We thank Alison Oliver (Wiley, Oxford) and Mustaq Ahamed (Wiley) for their assistance in publishing this book.

We are very interested in the comments of readers. Please contact:

d_rasch@t‐online.de, l.r.verdooren@hetnet.nl, juergen.pilz@aau.at.

Rostock, Wageningen, and Klagenfurt, June 2019, the authors.

References

  1. 1985 Rasch, D. and Tiku, M.L. (eds.) (1985). Robustness of statistical methods and nonparametric statistics. In: Proceedings of the Conference on Robustness of Statistical Methods and Nonparametric Statistics, held at Schwerin (DDR), May 29‐June 2, 1983. Boston, Lancaster, Tokyo: Reidel Publ. Co. Dordrecht.
  2. 2018 Rasch, D. and Schott, D. (2018). Mathematical Statistics. Oxford: Wiley.

1
The R‐Package, Sampling Procedures, and Random Variables

1.1 Introduction

In this chapter we give an overview of the software package R and introduce basic knowledge about random variables and sampling procedures.

1.2 The Statistical Software Package R

In practical investigations, professional statistical software is used to design experiments or to analyse data already collected. We apply here the software package R. Anybody can extend the functionality of R without any restrictions using free software tools; moreover, it is also possible to implement special statistical methods as well as certain procedures of C and FORTRAN. Such tools are offered on the internet in standardised archives. The most popular archive is probably CRAN (Comprehensive R Archive Network), a server net that is supervised by the R Development Core Team. This net also offers the package OPDOE (optimal design of experiments), which was thoroughly described in Rasch et al. (2011). Further it offers the following packages used in this book: car, lme4, DunnettTests, VCA, lmerTest, mvtnorm, seqtest, faraway, MASS, glm2, geoR, gstat.

Apart from only a few exceptions, R contains implementations for all statistical methods concerning analysis, evaluation, and planning. We refer for details to Crawley (2013).

The software package R is available free of charge from http://cran.r‐project.org for the operating systems Linux, MacOS X, and Windows. The installation under Microsoft Windows takes place via ‘Windows’. Choosing ‘base’ the installation platform is reached.
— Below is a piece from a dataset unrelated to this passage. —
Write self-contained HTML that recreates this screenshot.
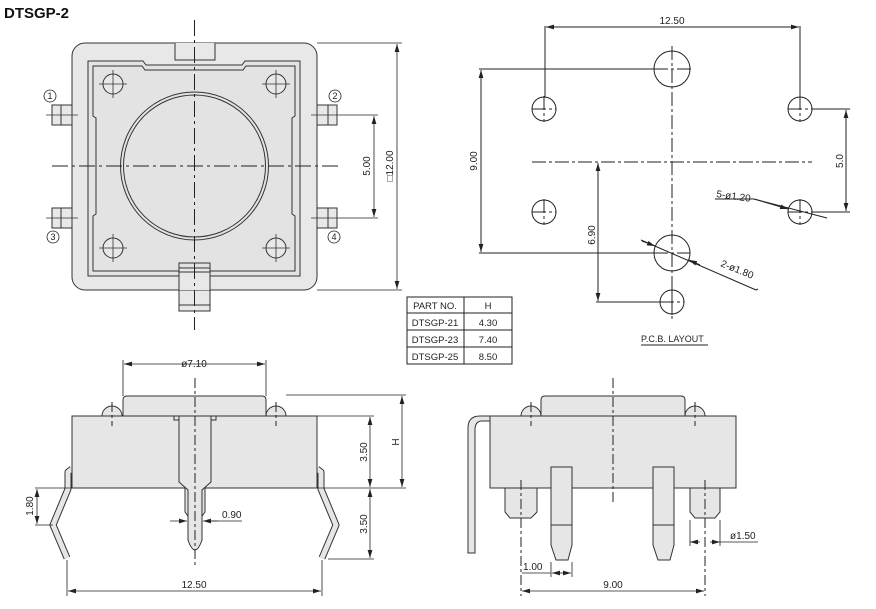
<!DOCTYPE html>
<html><head><meta charset="utf-8"><style>
body{margin:0;background:#fff;}
svg{display:block;}
text{font-family:"Liberation Sans",sans-serif;fill:#222;}
.t{font-size:10px;}
</style></head><body>
<svg width="876" height="609" viewBox="0 0 876 609" xmlns="http://www.w3.org/2000/svg">
<defs>
<marker id="a" viewBox="0 0 10 6" refX="10" refY="3" markerWidth="8" markerHeight="5" orient="auto-start-reverse" markerUnits="userSpaceOnUse"><path d="M0,0L10,3L0,6z" fill="#222"/></marker>
</defs>
<text x="4" y="18" style="font-size:15px;font-weight:bold;fill:#111">DTSGP-2</text>

<!-- TOP VIEW -->
<g stroke="#333" stroke-width="1" fill="#e8e8e8">
<rect x="52" y="105" width="20" height="20"/><rect x="52" y="208" width="20" height="20"/>
<rect x="317" y="105" width="20" height="20"/><rect x="317" y="208" width="20" height="20"/>
<line x1="61" y1="105" x2="61" y2="125"/><line x1="61" y1="208" x2="61" y2="228"/>
<line x1="328" y1="105" x2="328" y2="125"/><line x1="328" y1="208" x2="328" y2="228"/>
<rect x="179" y="285" width="31" height="26"/>
<line x1="179" y1="305" x2="210" y2="305"/>
<rect x="72" y="43" width="245" height="247" rx="13"/>
<path d="M175,43V60H215V43" fill="#e8e8e8"/>
<path d="M179,290V272H210V290" fill="#e8e8e8"/>
<path d="M88,61H143L146,65H242L245,61H300V276H210V268H179V276H88Z" fill="#e3e3e3"/>
<path d="M93,66H142L145,70H243L246,66H295V116L292,118V214L295,216V271H210V263H179V271H93V216L96,214V118L93,116Z" fill="#e3e3e3"/>
<circle cx="194.5" cy="166" r="74" fill="#e3e3e3"/>
<circle cx="194.5" cy="166" r="71" fill="#e3e3e3"/>
<circle cx="113" cy="84" r="10"/><circle cx="276" cy="84" r="10"/>
<circle cx="113" cy="248" r="10"/><circle cx="276" cy="248" r="10"/>
</g>
<g stroke="#333" stroke-width="0.8">
<path d="M113,70V98M99,84H127M276,70V98M262,84H290M113,234V262M99,248H127M276,234V262M262,248H290"/>
<path d="M46,115H78M46,218H78M311,115H340M311,218H340"/>
</g>
<g stroke="#222" stroke-width="1" stroke-dasharray="16,4,3,4" fill="none">
<line x1="194.5" y1="20" x2="194.5" y2="330"/>
<line x1="52" y1="166" x2="338" y2="166"/>
</g>
<g stroke="#222" stroke-width="0.8" fill="none">
<circle cx="50" cy="96" r="6"/><circle cx="335" cy="96" r="6"/>
<circle cx="53" cy="237" r="6"/><circle cx="334" cy="237" r="6"/>
<path d="M340,115H378M340,218H378M317,43H402M317,290H402"/>
<line x1="374" y1="116" x2="374" y2="217" marker-start="url(#a)" marker-end="url(#a)"/>
<line x1="397" y1="44" x2="397" y2="289" marker-start="url(#a)" marker-end="url(#a)"/>
</g>
<g style="font-size:9px" text-anchor="middle">
<text x="50" y="99">1</text><text x="335" y="99">2</text><text x="53" y="240">3</text><text x="334" y="240">4</text>
</g>
<text class="t" transform="translate(370,166) rotate(-90)" text-anchor="middle">5.00</text>
<text class="t" transform="translate(393,166) rotate(-90)" text-anchor="middle">□12.00</text>

<!-- TABLE -->
<g stroke="#222" stroke-width="1" fill="none">
<rect x="407" y="297" width="105" height="67"/>
<path d="M407,313H512M407,330H512M407,347H512M464,297V364"/>
</g>
<g style="font-size:9.5px" text-anchor="middle">
<text x="435" y="309">PART NO.</text><text x="488" y="309">H</text>
<text x="435" y="326">DTSGP-21</text><text x="488" y="326">4.30</text>
<text x="435" y="343">DTSGP-23</text><text x="488" y="343">7.40</text>
<text x="435" y="360">DTSGP-25</text><text x="488" y="360">8.50</text>
</g>

<!-- PCB LAYOUT -->
<g stroke="#222" stroke-width="1" fill="none">
<circle cx="672" cy="69" r="18"/><circle cx="672" cy="253" r="18"/>
<circle cx="544" cy="109" r="12"/><circle cx="800" cy="109" r="12"/>
<circle cx="544" cy="212" r="12"/><circle cx="800" cy="212" r="12"/>
<circle cx="672" cy="302" r="12"/>
<g stroke-dasharray="14,3,3,3">
<line x1="532" y1="162" x2="812" y2="162"/>
<line x1="672" y1="46" x2="672" y2="320"/>
<path d="M532,109H556M788,109H812M532,212H556M788,212H812M654,69H694M654,253H690M660,302H684"/>
<path d="M544,96V122M800,96V122M544,199V225M800,199V225M672,289V315"/>
</g>
<path d="M545,26V97M800,26V97M479,69H654M479,253H654M596,302H660M812,109H850M812,212H850"/>
<line x1="546" y1="27" x2="799" y2="27" marker-start="url(#a)" marker-end="url(#a)"/>
<line x1="481" y1="70" x2="481" y2="252" marker-start="url(#a)" marker-end="url(#a)"/>
<line x1="598" y1="163" x2="598" y2="301" marker-start="url(#a)" marker-end="url(#a)"/>
<line x1="846" y1="110" x2="846" y2="211" marker-start="url(#a)" marker-end="url(#a)"/>
<path d="M715,199H754L827,218"/>
<line x1="754" y1="199" x2="788" y2="209" marker-end="url(#a)"/>
<line x1="641" y1="240" x2="756" y2="290"/>
<line x1="642" y1="241" x2="655" y2="246" marker-end="url(#a)"/>
<line x1="700" y1="265" x2="689" y2="260" marker-end="url(#a)"/>
<path d="M756,290L758,289"/>
<path d="M641,345H708"/>
</g>
<text class="t" x="672" y="24" text-anchor="middle">12.50</text>
<text class="t" transform="translate(477,161) rotate(-90)" text-anchor="middle">9.00</text>
<text class="t" transform="translate(595,235) rotate(-90)" text-anchor="middle">6.90</text>
<text class="t" transform="translate(843,161) rotate(-90)" text-anchor="middle">5.0</text>
<text class="t" transform="translate(716,197) rotate(8)">5-ø1.20</text>
<text class="t" transform="translate(720,266) rotate(22)">2-ø1.80</text>
<text style="font-size:9px" x="641" y="342">P.C.B. LAYOUT</text>

<!-- SIDE VIEW LEFT -->
<g stroke="#333" stroke-width="1" fill="#e6e6e6">
<path d="M102,416A10,10 0 0 1 122,416Z"/><path d="M266,416A10,10 0 0 1 286,416Z"/>
<path d="M123,416V400Q123,396 127,396H262Q266,396 266,400V416Z"/>
<polyline points="72,469 68,472 68,489 53,525 67,558" fill="none" stroke="#333" stroke-width="7" stroke-linejoin="round"/>
<polyline points="72,469 68,472 68,489 53,525 67,558" fill="none" stroke="#e6e6e6" stroke-width="5" stroke-linejoin="round"/>
<polyline points="317,469 321,472 321,489 336,525 322,558" fill="none" stroke="#333" stroke-width="7" stroke-linejoin="round"/>
<polyline points="317,469 321,472 321,489 336,525 322,558" fill="none" stroke="#e6e6e6" stroke-width="5" stroke-linejoin="round"/>
<rect x="72" y="416" width="245" height="72"/>
<path d="M185,488V512L190,519H200L205,512V488Z"/>
<path d="M179,416V482L188,490V540Q195,560 202,540V490L211,482V416Z"/>
<path d="M174,416V420H179M216,416V420H211" fill="none"/>
</g>
<g stroke="#222" stroke-width="1" stroke-dasharray="10,3,3,3" fill="none">
<line x1="195" y1="378" x2="195" y2="565"/>
<line x1="112" y1="402" x2="112" y2="426"/><line x1="276" y1="402" x2="276" y2="426"/>
</g>
<g stroke="#222" stroke-width="0.8" fill="none">
<path d="M123,360V396M266,360V396M286,395H406M317,416H374M317,488H406M328,559H374M35,488H72M35,525H53M67,560V596M322,560V596M205,521H242"/>
<line x1="124" y1="364" x2="265" y2="364" marker-start="url(#a)" marker-end="url(#a)"/>
<line x1="402" y1="396" x2="402" y2="487" marker-start="url(#a)" marker-end="url(#a)"/>
<line x1="370" y1="417" x2="370" y2="487" marker-start="url(#a)" marker-end="url(#a)"/>
<line x1="370" y1="489" x2="370" y2="558" marker-start="url(#a)" marker-end="url(#a)"/>
<line x1="37" y1="489" x2="37" y2="524" marker-start="url(#a)" marker-end="url(#a)"/>
<line x1="68" y1="591" x2="321" y2="591" marker-start="url(#a)" marker-end="url(#a)"/>
<line x1="170" y1="521" x2="187" y2="521" marker-end="url(#a)"/>
<line x1="218" y1="521" x2="203" y2="521" marker-end="url(#a)"/>
</g>
<text class="t" x="194" y="367" text-anchor="middle">ø7.10</text>
<text class="t" transform="translate(399,442) rotate(-90)" text-anchor="middle">H</text>
<text class="t" transform="translate(367,452) rotate(-90)" text-anchor="middle">3.50</text>
<text class="t" transform="translate(367,524) rotate(-90)" text-anchor="middle">3.50</text>
<text class="t" transform="translate(33,506) rotate(-90)" text-anchor="middle">1.80</text>
<text class="t" x="222" y="518">0.90</text>
<text class="t" x="194" y="588" text-anchor="middle">12.50</text>

<!-- SIDE VIEW RIGHT -->
<g stroke="#333" stroke-width="1" fill="#e6e6e6">
<path d="M521,416A10,10 0 0 1 541,416Z"/><path d="M685,416A10,10 0 0 1 705,416Z"/>
<path d="M541,416V400Q541,396 545,396H681Q685,396 685,400V416Z"/>
<path d="M490,416H480Q468,416 468,428V553H475V430Q475,421 482,421H490Z"/>
<rect x="490" y="416" width="246" height="72"/>
<path d="M505,488V512L510,518H531L537,512V488Z"/>
<path d="M690,488V512L695,518H715L720,512V488Z"/>
<path d="M551,467H572V545L568,560H556L551,545Z"/><path d="M551,525H572"/>
<path d="M653,467H674V545L670,560H658L653,545Z"/><path d="M653,525H674"/>
</g>
<g stroke="#222" stroke-width="1" stroke-dasharray="10,3,3,3" fill="none">
<line x1="613" y1="378" x2="613" y2="505"/>
<line x1="531" y1="402" x2="531" y2="426"/><line x1="695" y1="402" x2="695" y2="426"/>
<line x1="521" y1="480" x2="521" y2="596"/><line x1="705" y1="480" x2="705" y2="596"/>
</g>
<g stroke="#222" stroke-width="0.8" fill="none">
<path d="M551,562V577M572,562V577M690,520V546M720,520V546M720,542H758"/>
<line x1="522" y1="591" x2="704" y2="591" marker-start="url(#a)" marker-end="url(#a)"/>
<line x1="522" y1="573" x2="551" y2="573"/>
<line x1="562" y1="573" x2="552" y2="573" marker-end="url(#a)"/>
<line x1="562" y1="573" x2="571" y2="573" marker-end="url(#a)"/>
<line x1="690" y1="542" x2="700" y2="542" marker-start="url(#a)"/>
<line x1="710" y1="542" x2="720" y2="542" marker-end="url(#a)"/>
</g>
<text class="t" x="523" y="570">1.00</text>
<text class="t" x="613" y="588" text-anchor="middle">9.00</text>
<text class="t" x="730" y="539">ø1.50</text>
</svg>
</body></html>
Using ‘Download R 2.X.X for Windows’ (X stands for the required version number) the setup file can be downloaded. After this file is started the setup assistant runs through the installation steps. In this book, all standard settings are adopted. The interested reader will find more information about R at http://www.r‐project.org or in Crawley (2013).
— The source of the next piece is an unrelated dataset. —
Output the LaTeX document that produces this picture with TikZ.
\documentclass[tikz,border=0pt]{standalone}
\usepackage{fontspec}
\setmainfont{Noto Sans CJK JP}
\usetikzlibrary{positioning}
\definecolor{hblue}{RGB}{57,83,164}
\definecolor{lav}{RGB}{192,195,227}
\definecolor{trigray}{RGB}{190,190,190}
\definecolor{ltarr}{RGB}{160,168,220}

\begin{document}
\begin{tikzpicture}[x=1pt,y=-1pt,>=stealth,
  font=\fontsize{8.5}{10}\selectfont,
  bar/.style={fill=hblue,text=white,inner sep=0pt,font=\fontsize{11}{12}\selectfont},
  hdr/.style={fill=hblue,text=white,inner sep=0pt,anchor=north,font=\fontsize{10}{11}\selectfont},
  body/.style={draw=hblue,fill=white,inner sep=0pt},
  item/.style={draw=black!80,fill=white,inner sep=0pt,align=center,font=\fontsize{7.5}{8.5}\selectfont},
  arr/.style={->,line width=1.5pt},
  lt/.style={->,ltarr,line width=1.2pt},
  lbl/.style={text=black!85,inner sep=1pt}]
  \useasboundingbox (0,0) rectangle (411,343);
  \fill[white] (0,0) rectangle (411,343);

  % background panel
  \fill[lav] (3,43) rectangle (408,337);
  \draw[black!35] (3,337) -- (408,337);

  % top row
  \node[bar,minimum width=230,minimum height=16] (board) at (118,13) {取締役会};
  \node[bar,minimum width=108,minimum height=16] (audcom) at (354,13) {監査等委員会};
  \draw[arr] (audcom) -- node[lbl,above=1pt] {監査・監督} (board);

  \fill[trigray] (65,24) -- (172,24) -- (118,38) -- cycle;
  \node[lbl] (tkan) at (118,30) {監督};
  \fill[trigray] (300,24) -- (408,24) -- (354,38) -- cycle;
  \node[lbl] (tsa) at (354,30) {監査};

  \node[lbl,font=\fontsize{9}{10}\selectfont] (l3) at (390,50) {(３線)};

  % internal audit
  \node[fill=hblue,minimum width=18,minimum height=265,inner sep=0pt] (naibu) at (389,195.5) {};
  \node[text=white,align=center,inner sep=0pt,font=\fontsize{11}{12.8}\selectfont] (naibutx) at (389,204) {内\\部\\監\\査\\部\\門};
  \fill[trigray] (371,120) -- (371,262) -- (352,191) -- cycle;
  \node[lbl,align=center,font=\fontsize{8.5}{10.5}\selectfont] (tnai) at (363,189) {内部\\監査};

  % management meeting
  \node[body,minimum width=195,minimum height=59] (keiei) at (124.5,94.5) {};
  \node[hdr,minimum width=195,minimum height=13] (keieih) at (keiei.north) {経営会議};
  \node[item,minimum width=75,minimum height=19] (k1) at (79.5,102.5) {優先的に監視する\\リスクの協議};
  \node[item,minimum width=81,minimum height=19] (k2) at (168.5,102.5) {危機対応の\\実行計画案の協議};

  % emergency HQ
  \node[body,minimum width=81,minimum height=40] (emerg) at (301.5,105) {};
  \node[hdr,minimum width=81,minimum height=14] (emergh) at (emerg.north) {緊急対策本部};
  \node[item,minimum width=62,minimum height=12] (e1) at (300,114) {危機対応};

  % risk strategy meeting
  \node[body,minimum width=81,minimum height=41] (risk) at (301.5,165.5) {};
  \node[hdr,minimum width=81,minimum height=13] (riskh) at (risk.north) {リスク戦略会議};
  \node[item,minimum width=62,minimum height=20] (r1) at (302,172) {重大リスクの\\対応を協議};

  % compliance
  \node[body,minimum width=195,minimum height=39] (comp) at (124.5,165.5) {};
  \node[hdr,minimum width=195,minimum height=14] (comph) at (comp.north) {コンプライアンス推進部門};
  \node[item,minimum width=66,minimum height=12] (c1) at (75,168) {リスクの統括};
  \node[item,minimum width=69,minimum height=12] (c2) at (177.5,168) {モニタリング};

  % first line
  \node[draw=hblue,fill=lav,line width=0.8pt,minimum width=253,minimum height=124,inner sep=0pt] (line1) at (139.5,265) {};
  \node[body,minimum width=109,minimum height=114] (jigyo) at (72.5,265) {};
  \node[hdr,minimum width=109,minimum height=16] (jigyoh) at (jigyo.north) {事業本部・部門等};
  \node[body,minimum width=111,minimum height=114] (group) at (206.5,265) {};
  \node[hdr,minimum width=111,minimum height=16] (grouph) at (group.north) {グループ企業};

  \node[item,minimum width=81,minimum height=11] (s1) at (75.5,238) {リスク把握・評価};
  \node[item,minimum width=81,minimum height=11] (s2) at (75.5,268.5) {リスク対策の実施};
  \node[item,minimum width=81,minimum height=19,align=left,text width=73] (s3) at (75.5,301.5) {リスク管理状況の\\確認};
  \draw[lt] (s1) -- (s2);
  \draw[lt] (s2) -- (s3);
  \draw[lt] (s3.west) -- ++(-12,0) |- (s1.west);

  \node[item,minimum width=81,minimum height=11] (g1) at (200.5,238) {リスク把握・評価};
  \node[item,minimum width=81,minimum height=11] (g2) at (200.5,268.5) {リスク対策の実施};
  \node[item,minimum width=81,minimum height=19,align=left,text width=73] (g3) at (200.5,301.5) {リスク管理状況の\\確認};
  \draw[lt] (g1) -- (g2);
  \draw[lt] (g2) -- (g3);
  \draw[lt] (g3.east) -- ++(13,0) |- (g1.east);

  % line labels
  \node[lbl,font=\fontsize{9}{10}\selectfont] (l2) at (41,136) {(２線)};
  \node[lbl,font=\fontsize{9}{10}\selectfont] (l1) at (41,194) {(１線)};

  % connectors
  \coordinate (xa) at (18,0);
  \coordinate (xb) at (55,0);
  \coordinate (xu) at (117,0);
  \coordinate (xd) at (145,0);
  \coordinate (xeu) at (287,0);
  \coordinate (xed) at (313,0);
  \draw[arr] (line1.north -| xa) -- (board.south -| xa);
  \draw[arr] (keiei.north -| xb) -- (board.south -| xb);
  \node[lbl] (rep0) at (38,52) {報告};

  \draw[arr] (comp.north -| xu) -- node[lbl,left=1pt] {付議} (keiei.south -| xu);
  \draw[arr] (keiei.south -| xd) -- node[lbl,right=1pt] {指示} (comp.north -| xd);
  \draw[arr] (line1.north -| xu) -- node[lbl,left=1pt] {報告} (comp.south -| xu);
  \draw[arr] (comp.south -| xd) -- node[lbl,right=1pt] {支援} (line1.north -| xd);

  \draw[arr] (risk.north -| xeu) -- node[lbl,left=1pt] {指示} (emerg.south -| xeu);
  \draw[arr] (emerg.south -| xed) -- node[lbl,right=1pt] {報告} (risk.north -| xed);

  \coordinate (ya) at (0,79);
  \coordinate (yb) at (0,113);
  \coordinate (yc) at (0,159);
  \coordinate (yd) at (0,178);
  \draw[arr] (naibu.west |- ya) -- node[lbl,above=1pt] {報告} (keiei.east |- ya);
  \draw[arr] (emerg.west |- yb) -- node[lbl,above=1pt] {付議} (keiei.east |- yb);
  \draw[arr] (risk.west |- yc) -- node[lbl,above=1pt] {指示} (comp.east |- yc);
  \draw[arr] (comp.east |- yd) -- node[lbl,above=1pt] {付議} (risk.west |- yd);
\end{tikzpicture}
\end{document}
After starting R the input window will be opened, presenting the red coloured input request: ‘>’. Here commands can be written up and carried out by pressing the enter button. The output is given directly below the command line. However, the user can also realise line changes as well as line indents for increasing clarity. Not all this influences the functional procedure. A command to read for instance data y = (1, 3, 8, 11) is as follows:

 > y <- c(1,3,8,11) 

The assignment operator in R is the two‐character sequence ‘<-’ or ‘=’.
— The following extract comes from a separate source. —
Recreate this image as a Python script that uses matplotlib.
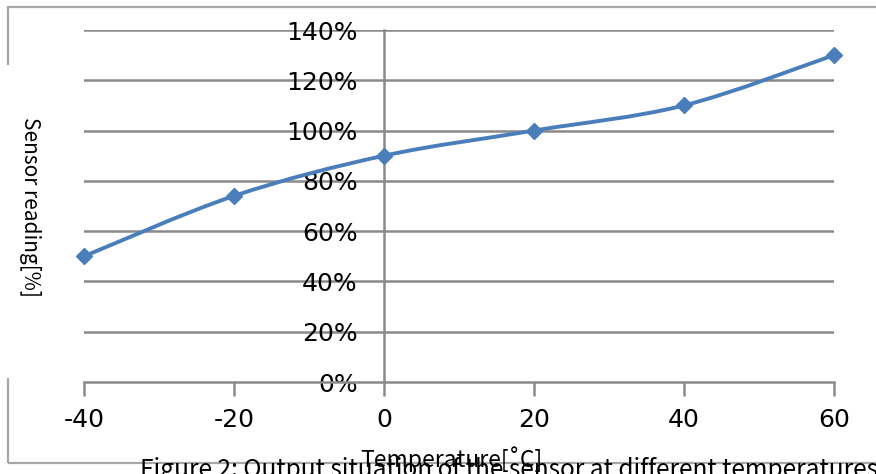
import matplotlib
matplotlib.use('Agg')
import matplotlib.pyplot as plt
from matplotlib.path import Path
from matplotlib.patches import PathPatch, Rectangle
from matplotlib.ticker import PercentFormatter
import numpy as np

# ── Data ────────────────────────────────────────────────────────────────
temps    = [-40, -20, 0, 20, 40, 60]
readings = [0.50, 0.74, 0.90, 1.00, 1.10, 1.30]
x_ticks  = [-40, -20, 0, 20, 40, 60]
y_ticks  = [0.0, 0.2, 0.4, 0.6, 0.8, 1.0, 1.2, 1.4]

X_LABEL = 'Temperature[˚C]'
Y_LABEL = 'Sensor reading[%]'
CAPTION = 'Figure 2: Output situation of the sensor at different temperatures'

# ── Style ───────────────────────────────────────────────────────────────
W, H       = 876, 474
LINE_COL   = '#4a7ebb'
GRID_COL   = '#8a8a8a'
FRAME_COL  = '#a6a6a6'
TEXT_FONT  = ['Noto Sans CJK SC', 'DejaVu Sans']

plt.rcParams['axes.unicode_minus'] = False


def smooth_path(xs, ys, tension=1 / 6):
    # Excel-like smoothed line: Catmull-Rom segments as cubic Bezier
    pts = np.column_stack([xs, ys]).astype(float)
    verts, codes = [pts[0]], [Path.MOVETO]
    n = len(pts)
    for i in range(n - 1):
        p0 = pts[max(i - 1, 0)]
        p1 = pts[i]
        p2 = pts[i + 1]
        p3 = pts[min(i + 2, n - 1)]
        c1 = p1 + (p2 - p0) * tension
        c2 = p2 - (p3 - p1) * tension
        verts += [c1, c2, p2]
        codes += [Path.CURVE4] * 3
    return Path(verts, codes)


fig = plt.figure(figsize=(W / 100, H / 100), dpi=100)
ax = fig.add_axes([84 / W, 1 - 382 / H, 750 / W, 352 / H])

# outer frame
fig.patches.append(Rectangle((8 / W, 1 - 463 / H), 1.0, 456 / H,
                             transform=fig.transFigure, fill=False,
                             edgecolor=FRAME_COL, linewidth=1.6, zorder=0))
# white patch behind the y label (hides part of the frame)
fig.patches.append(Rectangle((0, 1 - 378 / H), 72 / W, 313 / H,
                             transform=fig.transFigure, facecolor='white',
                             edgecolor='none', zorder=1))

ax.set_xlim(-40, 60)
ax.set_ylim(0, 1.4)
ax.patch.set_alpha(0)

for y in y_ticks[1:]:
    ax.axhline(y, color=GRID_COL, linewidth=1.8, zorder=1)

for side in ['top', 'right']:
    ax.spines[side].set_visible(False)
ax.spines['left'].set_position(('data', 0))
ax.spines['left'].set_color(GRID_COL)
ax.spines['left'].set_linewidth(1.8)
ax.spines['bottom'].set_color(GRID_COL)
ax.spines['bottom'].set_linewidth(1.8)

ax.set_xticks(x_ticks)
ax.set_yticks(y_ticks)
ax.yaxis.set_major_formatter(PercentFormatter(1.0, decimals=0))
ax.tick_params(axis='x', direction='out', length=10, width=1.8,
               color=GRID_COL, labelsize=18, pad=9)
ax.tick_params(axis='y', length=0, labelsize=18, pad=19)

ax.add_patch(PathPatch(smooth_path(temps, readings), facecolor='none',
                       edgecolor=LINE_COL, linewidth=2.8, zorder=3,
                       clip_on=False))
ax.plot(temps, readings, linestyle='none', marker='D', markersize=8,
        color=LINE_COL, zorder=4, clip_on=False)

fig.text(30 / W, 1 - 207 / H, Y_LABEL, rotation=-90, ha='center',
         va='center', fontsize=15, family=TEXT_FONT, zorder=2)
fig.text(451 / W, 1 - 459 / H, X_LABEL, ha='center', va='center',
         fontsize=16.5, family=TEXT_FONT, zorder=3)
fig.text(140 / W, 1 - 477 / H, CAPTION, ha='left', va='baseline',
         fontsize=17.6, family=TEXT_FONT, zorder=3)

fig.savefig('out.png', dpi=100)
The Workspace is a special working environment in R. There, certain objects can be stored that were obtained during the current work with R. Such objects contain the results of computations and data sets. A Workspace is loaded using the menu

 File – Load Workspace... 

In this book the R‐commands start with >. Readers who like to use R‐commands must only type or copy the text after > into the R‐window.

An advantage of R is that, as with other statistical packages like SAS and IBM‐SPSS, we no longer need an appendix with tables in statistical books. Often tables of the density or distribution function of the standard normal distribution appear in such appendices. However, the values can be easily calculated using R.

The notation of this and the following chapters is just that of Rasch and Schott (2018).

1.3 Sampling Procedures and Random Variables

Even if we, in this book, we mainly discuss how to plan experiments and to analyse observed data, we still need basic knowledge about random variables because, without this, we could not explain unbiased estimators or the expected length of a confidence interval or how to define the risks of a statistical tests.

References

  1. Crawley, M.J. (2013). The R Book, 2nd edition, Chichester: Wiley.
  2. Rasch, D. and Schott, D. (2018). Mathematical Statistics. Oxford: Wiley.
  3. Rasch, D., Herrendörfer, G., Bock, J., Victor, N., and Guiard, V. (2008). Verfahrensbibliothek Versuchsplanung und ‐ auswertung, 2. verbesserte Auflage in einem Band mit CD. R. Oldenbourg Verlag München Wien.
  4. Rasch, D., Pilz, J., Verdooren, R., and Gebhardt, A. (2011). Optimal Experimental Design with R. Boca Raton: Chapman and Hall.